To those British officials and soldiers who are performing the manifold duties of empire along Africa's fever-stricken West Coast, the island of Ascension is a godsend, for an excellent sanatorium has been built by the government on its highest point, and to it come wasted, sunken-cheeked, fever-racked skeletons from all parts of that coast of death to build up their strength before going back to their work again. Not only is Ascension a coaling, cable, and health station of considerable importance, but it is also the chief habitat of the sea-turtle, which comes there in thousands between January and May, to lay its eggs in the sand. After having seen the enormous size these creatures attain, it is almost possible to believe some of those fantastic yarns about his trained turtles with which Baron de Rougemont set Europe gasping a few years back. During the year that I visited Ascension more than two hundred turtles were captured, ranging in weight from five hundred to eight hundred pounds apiece. Four of the monsters, each weighing close to half a ton, were put aboard our vessel, being sent by the officers of the garrison as a gift to his Majesty the King. They must have had turtle soup at Buckingham Palace for several days in succession after those turtles arrived.
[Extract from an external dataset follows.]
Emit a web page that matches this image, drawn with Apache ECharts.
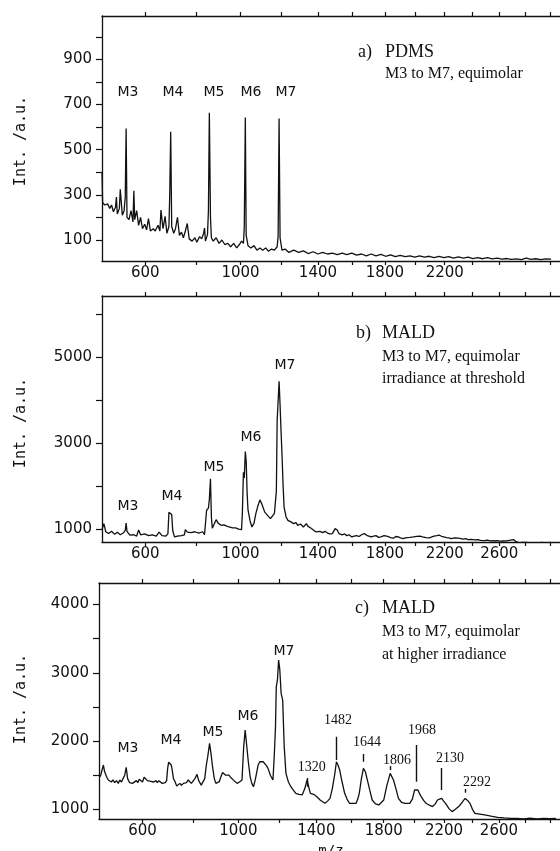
<!DOCTYPE html>
<html><head><meta charset="utf-8">
<script src="https://cdn.jsdelivr.net/npm/echarts@6/dist/echarts.min.js"></script>
<style>html,body{margin:0;padding:0;background:#fff}#c{width:560px;height:851px}</style>
</head><body><div id="c"></div>
<script>
// ---- data: [m/z, intensity] ----
const specA = [[452,400],[454,265],[461,255],[470,260],[477,240],[483,255],[489,225],[496,245],[499,290],[502,215],[509,240],[512,325],[516,320],[519,210],[525,230],[529,290],[532,594],[535,200],[542,190],[549,230],[556,180],[559,318],[562,190],[569,230],[576,165],[583,200],[590,150],[598,170],[605,145],[612,195],[619,140],[630,150],[637,140],[648,165],[655,140],[659,233],[667,150],[675,205],[682,130],[690,160],[693,290],[697,579],[701,160],[709,130],[716,150],[724,200],[732,120],[740,135],[748,110],[756,140],[764,173],[772,105],[784,95],[796,110],[804,90],[816,115],[825,105],[833,130],[837,153],[841,95],[850,125],[854,230],[858,663],[863,200],[867,110],[875,95],[888,110],[901,85],[914,100],[927,80],[941,85],[954,70],[968,85],[982,65],[995,80],[1005,95],[1014,85],[1018,159],[1023,643],[1027,120],[1036,75],[1050,65],[1065,75],[1079,55],[1094,65],[1108,55],[1123,65],[1137,50],[1152,60],[1167,55],[1181,70],[1186,115],[1191,638],[1196,110],[1206,55],[1222,60],[1242,45],[1268,55],[1294,45],[1320,52],[1346,40],[1373,48],[1400,38],[1427,45],[1454,38],[1482,42],[1510,35],[1539,42],[1567,35],[1596,42],[1625,33],[1655,38],[1684,30],[1714,38],[1744,30],[1775,36],[1805,28],[1836,34],[1867,26],[1899,32],[1931,26],[1963,30],[1995,24],[2027,30],[2060,24],[2093,28],[2126,22],[2160,27],[2194,22],[2228,26],[2262,20],[2297,25],[2332,20],[2367,24],[2402,18],[2438,22],[2474,17],[2510,22],[2546,16],[2583,20],[2620,15],[2657,18],[2694,14],[2732,16],[2770,13],[2809,20],[2847,14],[2886,17],[2925,13],[2965,16],[3010,15]];

const specB = [[452,1000],[458,1140],[464,950],[473,910],[483,960],[493,890],[502,940],[512,880],[522,920],[529,980],[532,1150],[535,960],[545,870],[559,880],[569,850],[576,990],[583,880],[598,900],[612,860],[626,880],[641,850],[652,940],[663,860],[678,850],[686,900],[690,1400],[693,1380],[697,1446],[701,1350],[705,980],[712,830],[724,850],[740,860],[752,880],[756,1000],[764,940],[780,930],[796,950],[812,920],[829,950],[837,880],[841,900],[846,1450],[850,1485],[854,1500],[858,1700],[863,2178],[867,1300],[871,1030],[879,1040],[888,1230],[897,1150],[910,1100],[923,1110],[936,1080],[950,1060],[963,1040],[977,1040],[991,1010],[1005,1000],[1009,1400],[1014,2330],[1018,2200],[1023,2815],[1027,2600],[1032,1800],[1036,1450],[1046,1200],[1055,1060],[1065,1150],[1074,1370],[1084,1550],[1094,1690],[1103,1600],[1118,1406],[1132,1330],[1147,1254],[1157,1300],[1167,1376],[1177,1900],[1181,3524],[1186,3500],[1191,4448],[1196,3900],[1201,3300],[1206,2755],[1212,2000],[1217,1522],[1227,1300],[1237,1215],[1252,1180],[1268,1139],[1280,1160],[1289,1100],[1304,1130],[1312,1090],[1320,1060],[1336,1139],[1344,1080],[1352,1050],[1362,1030],[1373,1000],[1389,945],[1400,985],[1411,960],[1427,930],[1440,960],[1454,920],[1468,900],[1482,908],[1498,1023],[1510,990],[1520,908],[1530,930],[1539,880],[1553,900],[1567,860],[1580,880],[1596,829],[1610,850],[1625,860],[1640,840],[1655,880],[1672,908],[1690,860],[1700,880],[1714,829],[1730,850],[1744,860],[1760,820],[1775,830],[1795,860],[1818,845],[1835,815],[1855,800],[1870,840],[1886,830],[1900,810],[1918,792],[1940,815],[1962,820],[1985,830],[2008,845],[2030,850],[2047,830],[2070,815],[2093,810],[2110,830],[2126,850],[2145,860],[2160,870],[2178,845],[2194,830],[2212,815],[2228,810],[2248,792],[2270,810],[2297,800],[2315,790],[2332,780],[2350,790],[2367,769],[2390,775],[2416,760],[2440,765],[2459,750],[2488,746],[2510,755],[2531,740],[2550,745],[2568,735],[2585,742],[2605,730],[2630,735],[2657,740],[2685,755],[2709,769],[2730,720],[2754,691],[2780,705],[2809,700],[2835,690],[2862,676],[2885,695],[2908,690],[2935,700],[2965,691],[3010,700]];

const specC = [[456,1477],[466,1649],[470,1550],[477,1470],[482,1430],[487,1440],[492,1400],[497,1430],[503,1390],[509,1420],[515,1380],[520,1430],[526,1400],[531,1450],[537,1500],[542,1615],[547,1450],[554,1390],[559,1410],[564,1380],[571,1400],[578,1420],[583,1390],[588,1440],[594,1420],[600,1400],[606,1470],[612,1480],[618,1420],[624,1440],[630,1410],[636,1430],[642,1400],[650,1420],[655,1390],[661,1420],[668,1400],[674,1380],[680,1400],[686,1390],[691,1420],[695,1600],[699,1690],[705,1697],[709,1650],[712,1600],[718,1450],[725,1400],[731,1340],[738,1331],[744,1380],[750,1350],[758,1380],[765,1400],[771,1390],[778,1430],[785,1410],[791,1380],[798,1400],[806,1450],[815,1512],[822,1420],[833,1355],[841,1380],[848,1450],[855,1650],[861,1770],[869,1966],[876,1800],[882,1624],[890,1450],[897,1380],[905,1400],[912,1405],[920,1480],[927,1540],[934,1551],[941,1500],[948,1520],[956,1500],[963,1470],[971,1480],[980,1420],[994,1380],[1005,1400],[1017,1430],[1025,1917],[1032,2161],[1040,1917],[1047,1700],[1056,1480],[1064,1380],[1072,1331],[1080,1420],[1087,1527],[1095,1650],[1104,1700],[1112,1722],[1120,1697],[1127,1697],[1136,1640],[1144,1600],[1156,1500],[1169,1430],[1176,1800],[1182,2209],[1186,2795],[1192,2900],[1198,3186],[1204,3050],[1211,2700],[1219,2600],[1227,1917],[1236,1527],[1249,1400],[1262,1331],[1275,1280],[1288,1234],[1305,1220],[1323,1212],[1336,1300],[1349,1429],[1358,1330],[1367,1234],[1385,1220],[1403,1185],[1412,1200],[1421,1136],[1435,1110],[1449,1088],[1463,1120],[1477,1160],[1490,1300],[1505,1527],[1514,1697],[1523,1650],[1533,1575],[1547,1400],[1562,1234],[1576,1150],[1590,1088],[1610,1088],[1630,1088],[1640,1150],[1649,1234],[1662,1450],[1674,1600],[1686,1550],[1698,1430],[1713,1280],[1728,1136],[1748,1080],[1769,1064],[1785,1100],[1800,1136],[1820,1350],[1841,1527],[1862,1430],[1878,1300],[1894,1160],[1915,1100],[1936,1088],[1968,1088],[1985,1150],[2000,1283],[2012,1290],[2022,1283],[2033,1230],[2044,1185],[2060,1130],[2077,1088],[2100,1060],[2121,1040],[2140,1080],[2155,1136],[2170,1150],[2184,1160],[2198,1120],[2211,1088],[2235,1010],[2257,966],[2280,1000],[2304,1040],[2328,1100],[2350,1160],[2368,1130],[2385,1088],[2403,1000],[2421,941],[2457,930],[2493,917],[2540,900],[2591,883],[2640,875],[2691,868],[2740,865],[2792,858],[2840,870],[2896,860],[2950,868],[3000,862],[3050,866]];

// ---- ticks / labels ----
const xTickMz = [600,800,1000,1200,1400,1600,1800,2000,2200,2400,2600,2800,3000];
const xLabelsA = [600,1000,1400,1800,2200];
const xLabelsBC = [600,1000,1400,1800,2200,2600];
const yTicksA = [100,200,300,400,500,600,700,800,900,1000];
const yLabelsA = [100,300,500,700,900];
const yTicksB = [1000,2000,3000,4000,5000,6000];
const yLabelsB = [1000,3000,5000];
const yTicksC = [1000,1500,2000,2500,3000,3500,4000];
const yLabelsC = [1000,2000,3000,4000];
const peakNames = ['M3','M4','M5','M6','M7'];
// panel c fragment peaks: position (m/z on axis), label text, marker range (intensity)
const cFragMz = [1349,1514,1674,1841,2011,2184,2350];
const cFragText = ['1320','1482','1644','1806','1968','2130','2292'];
const cFragLow = [1331,1722,1697,1575,1404,1283,1243];
const cFragHigh = [1458,2063,1810,1634,1942,1605,1297];

// ---- layout ----
const INK = '#111';
const SANS = 'DejaVu Sans';
const SERIF = 'Liberation Serif';
const XMIN = 21.26, XMAX = 55.53; // axis is linear in sqrt(m/z) (flight time)

function xAx(gi, labels, top) {
  return {
    type: 'value', gridIndex: gi, position: top ? 'top' : 'bottom', min: XMIN, max: XMAX,
    axisLine: {show: true, onZero: false, lineStyle: {color: INK, width: 1.3}},
    axisTick: {show: true, inside: false, length: 4, customValues: xTickMz.map(Math.sqrt), lineStyle: {color: INK, width: 1.2}},
    axisLabel: {show: !top, customValues: labels.map(Math.sqrt), formatter: v => String(Math.round(v * v)),
      margin: 5, fontFamily: SANS, fontSize: 15, color: INK},
    splitLine: {show: false}
  };
}
function yAx(gi, min, max, ticks, labels) {
  return {
    type: 'value', gridIndex: gi, min: min, max: max,
    axisLine: {show: true, onZero: false, lineStyle: {color: INK, width: 1.3}},
    axisTick: {show: true, inside: false, length: 6, customValues: ticks, lineStyle: {color: INK, width: 1.2}},
    axisLabel: {customValues: labels, formatter: v => String(Math.round(v)), margin: 10, fontFamily: SANS, fontSize: 15, color: INK},
    splitLine: {show: false}
  };
}
function lineSeries(ai, spec, extra) {
  return Object.assign({
    type: 'line', xAxisIndex: ai * 2, yAxisIndex: ai,
    data: spec.map(p => [Math.sqrt(p[0]), p[1]]),
    showSymbol: false, symbol: 'none', animation: false, clip: true,
    lineStyle: {color: INK, width: 1.3}
  }, extra || {});
}
function txt(t, x, y, size, family, align, extra) {
  return Object.assign({type: 'text', x: x, y: y, silent: true,
    style: {text: t, font: size + 'px "' + family + '"', fill: INK,
      align: align || 'center', verticalAlign: 'middle', textAlign: align || 'center', textVerticalAlign: 'middle'}}, extra || {});
}

const mLabelPos = [
  [[128,92],[173,92],[214,92],[251,92],[286,92]],
  [[128,506],[172,496],[214,467],[251,437],[285,365]],
  [[128,748],[171,740],[213,732],[248,716],[284,651]]
];
const fragLabelPos = [[311.7,767],[338,720],[367,742],[397,760],[422,730],[450,758],[477,782]];

const graphics = [];
[141, 423, 699].forEach(y => graphics.push(txt('Int. /a.u.', 21, y, 15, 'DejaVu Sans Mono', 'center', {rotation: Math.PI / 2})));
mLabelPos.forEach(arr => arr.forEach((p, i) => graphics.push(txt(peakNames[i], p[0], p[1], 14, SANS))));
fragLabelPos.forEach((p, i) => graphics.push(txt(cFragText[i], p[0], p[1], 14, SERIF)));
graphics.push(txt('a)', 358, 52, 18, SERIF, 'left'), txt('PDMS', 385, 52, 18, SERIF, 'left'),
  txt('M3 to M7, equimolar', 385, 74, 16, SERIF, 'left'));
graphics.push(txt('b)', 356, 333, 18, SERIF, 'left'), txt('MALD', 382, 333, 18, SERIF, 'left'),
  txt('M3 to M7, equimolar', 382, 357, 16, SERIF, 'left'), txt('irradiance at threshold', 382, 379, 16, SERIF, 'left'));
graphics.push(txt('c)', 355, 608, 18, SERIF, 'left'), txt('MALD', 382, 608, 18, SERIF, 'left'),
  txt('M3 to M7, equimolar', 382, 632, 16, SERIF, 'left'), txt('at higher irradiance', 382, 655, 16, SERIF, 'left'));
graphics.push(txt('m/z', 331, 851, 14, 'DejaVu Sans Mono'));

const chart = echarts.init(document.getElementById('c'), null, {renderer: 'canvas'});
chart.setOption({
  backgroundColor: '#fff',
  animation: false,
  grid: [
    {left: 102, top: 16, width: 473, height: 245},
    {left: 102, top: 296, width: 473, height: 246},
    {left: 99, top: 583, width: 473, height: 236}
  ],
  xAxis: [xAx(0, xLabelsA, false), xAx(0, [], true), xAx(1, xLabelsBC, false), xAx(1, [], true), xAx(2, xLabelsBC, false), xAx(2, [], true)],
  yAxis: [yAx(0, 7, 1092, yTicksA, yLabelsA), yAx(1, 712, 6426, yTicksB, yLabelsB), yAx(2, 858, 4316, yTicksC, yLabelsC)],
  series: [
    lineSeries(0, specA),
    lineSeries(1, specB),
    lineSeries(2, specC, {
      markLine: {silent: true, symbol: 'none', animation: false, label: {show: false},
        lineStyle: {color: INK, width: 1.4, type: 'solid'},
        data: cFragMz.map((m, i) => [{coord: [Math.sqrt(m), cFragLow[i]]}, {coord: [Math.sqrt(m), cFragHigh[i]]}])}
    })
  ],
  graphic: graphics
});
</script>
</body></html>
It could not have been long after daybreak when a frousy-headed Greek steward awoke me with an intimation that we were off Canea. The evil-smelling mixture which was called coffee only by courtesy, and which was really chicory in disguise, held no attraction for me, for, through the port-holes of the dining-saloon I could see, rising from a sapphire sea, the green-clad, snow-capped mountains of Crete, the island of mythology and massacre.
Our little steamer forged ahead at half-speed and the white town kept coming nearer and nearer, until we could distinguish the caiques in the harbour, and the queer, narrow houses with their latticed harem windows which encircled it, and the white mosque with a palm-tree silhouetted against its slender minaret, and even the crowd of ebony, tan, and coffee-coloured humanity that fought for posts of vantage at the water-stairs. It was a picture of sunshine and animation, of vivid colours and strange peoples, such as one seldom sees except in some gorgeously staged comic opera, and as I surveyed it sleepily from the steamer's deck I had a momentary feeling that I was only an onlooker at a play and that the curtain would go down presently and I should have to go out into the drab, prosaic, humdrum world again.